14. The shovel according to claim 12, wherein when the attachment makes the movement of unloading, and there is the possibility or the occurrence of the lift of the rear part of the lower traveling body, the opening motion of the bucket is relatively slowed.

15. The shovel according to claim 10, further comprising:

an end attachment cylinder configured to drive the end attachment,

wherein the opening motion of the end attachment is relatively slowed by: limiting a discharge flowrate of a hydraulic pump supplying hydraulic oil to the end attachment cylinder; causing a control valve configured to control a flowrate of hydraulic oil supplied from the hydraulic pump to the end attachment cylinder to limit the flowrate to the end attachment cylinder; or causing a throttle valve provided in a hydraulic path between the control valve and the end attachment cylinder to reduce a flowrate of hydraulic oil discharged from the end attachment cylinder.

16. The shovel according to claim 15, wherein the opening motion of the end attachment is relatively slowed by limiting a movement velocity or a movement acceleration of the end attachment cylinder to a predetermined upper limit value or less or limiting both of the movement velocity or the movement acceleration to the predetermined upper limit value or less.

17. The shovel according to claim 16, further comprising:

a predetermined sensor configured to detect a state of the attachment,

wherein the predetermined upper limit value is calculated based on detection information of the predetermined sensor.

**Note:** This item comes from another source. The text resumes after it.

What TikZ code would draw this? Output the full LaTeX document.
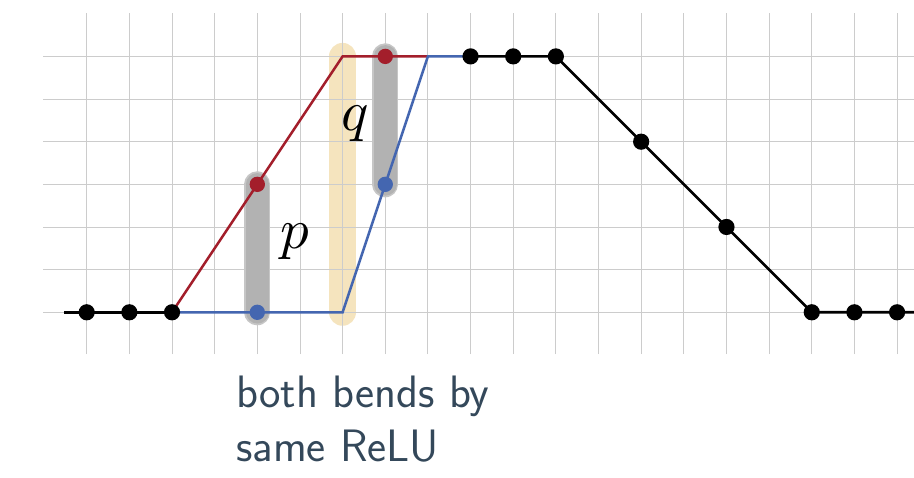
\documentclass[tikz,border=0pt]{standalone}
\usepackage{fontspec}
\usepackage{tikz}
\usetikzlibrary{calc}
\definecolor{BendRed}{RGB}{163,30,43}
\definecolor{BendBlue}{RGB}{68,102,176}
\definecolor{BarGray}{RGB}{178,178,178}
\definecolor{BarRim}{RGB}{198,198,198}
\definecolor{BarTan}{RGB}{245,228,190}
\definecolor{NoteSlate}{RGB}{52,72,90}
\definecolor{GridGray}{RGB}{204,204,204}
\tikzset{
  gridline/.style={draw=GridGray,line width=0.6pt},
  blackcurve/.style={draw=black,line width=1.8pt},
  redcurve/.style={draw=BendRed,line width=1.7pt},
  bluecurve/.style={draw=BendBlue,line width=1.7pt},
  rimbar/.style={draw=BarRim,line width=17.4pt,line cap=round},
  graybar/.style={draw=BarGray,line width=15pt,line cap=round},
  tanbar/.style={draw=BarTan,line width=18pt,line cap=round},
  blackdot/.style={fill=black},
  reddot/.style={fill=BendRed},
  bluedot/.style={fill=BendBlue},
  mathlabel/.style={anchor=base,scale=3.8},
  note/.style={anchor=base west,align=left,text=NoteSlate,inner sep=0pt,
    font=\sffamily\fontsize{30.3}{36}\selectfont}
}

\begin{document}
\begin{tikzpicture}
  \useasboundingbox (-2.033,-3.862) rectangle (19.397,7.322);

  % vertices of the three curves
  \coordinate (start) at (-0.53,0);
  \coordinate (kink) at (2,0);
  \coordinate (redtop) at (6,6);
  \coordinate (bluelow) at (6,0);
  \coordinate (join) at (8,6);
  \coordinate (plateau) at (9,6);
  \coordinate (fall) at (11,6);
  \coordinate (floor) at (17,0);
  \coordinate (finish) at (19.4,0);

  % same ReLU bend (behind the grid)
  \draw[tanbar] (6,0) -- (6,6);

  % grid
  \foreach \j in {0,...,6}
    \draw[gridline] (-1.02,\j) -- (19.4,\j);
  \foreach \i in {0,...,19}
    \draw[gridline] (\i,-0.98) -- (\i,7.01);

  % differences p and q
  \draw[rimbar] (4,0) -- (4,3);
  \draw[graybar] (4,0) -- (4,3);
  \draw[rimbar] (7,3) -- (7,6);
  \draw[graybar] (7,3) -- (7,6);

  % curves
  \draw[redcurve] (kink) -- (redtop) -- (join);
  \draw[bluecurve] (kink) -- (bluelow) -- (join) -- (plateau);
  \draw[blackcurve] (start) -- (kink);
  \draw[blackcurve] (plateau) -- (fall) -- (floor) -- (finish);

  % sample points
  \foreach \x/\y in {0/0,1/0,2/0,9/6,10/6,11/6,13/4,15/2,17/0,18/0,19/0}
    \fill[blackdot] (\x,\y) circle (0.19);
  \fill[reddot] (4,3) circle (0.18);
  \fill[reddot] (7,6) circle (0.18);
  \fill[bluedot] (4,0) circle (0.18);
  \fill[bluedot] (7,3) circle (0.18);

  \node[mathlabel] (plabel) at (4.88,1.49) {$p$};
  \node[mathlabel] (qlabel) at (6.3,4.27) {$q$};

  \node[note] (caption) at (3.5,-3.503) {both bends by\\same ReLU};
\end{tikzpicture}
\end{document}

18. The shovel according to claim 17, wherein an overturning moment in a direction to lift up the rear part of the lower traveling body and a restraining moment in a direction to restrain lifting up of the rear part of the lower traveling body are calculated based on the detection information of the predetermined sensor, and the predetermined upper limit value is calculated so that the overturning moment falls below the restraining moment.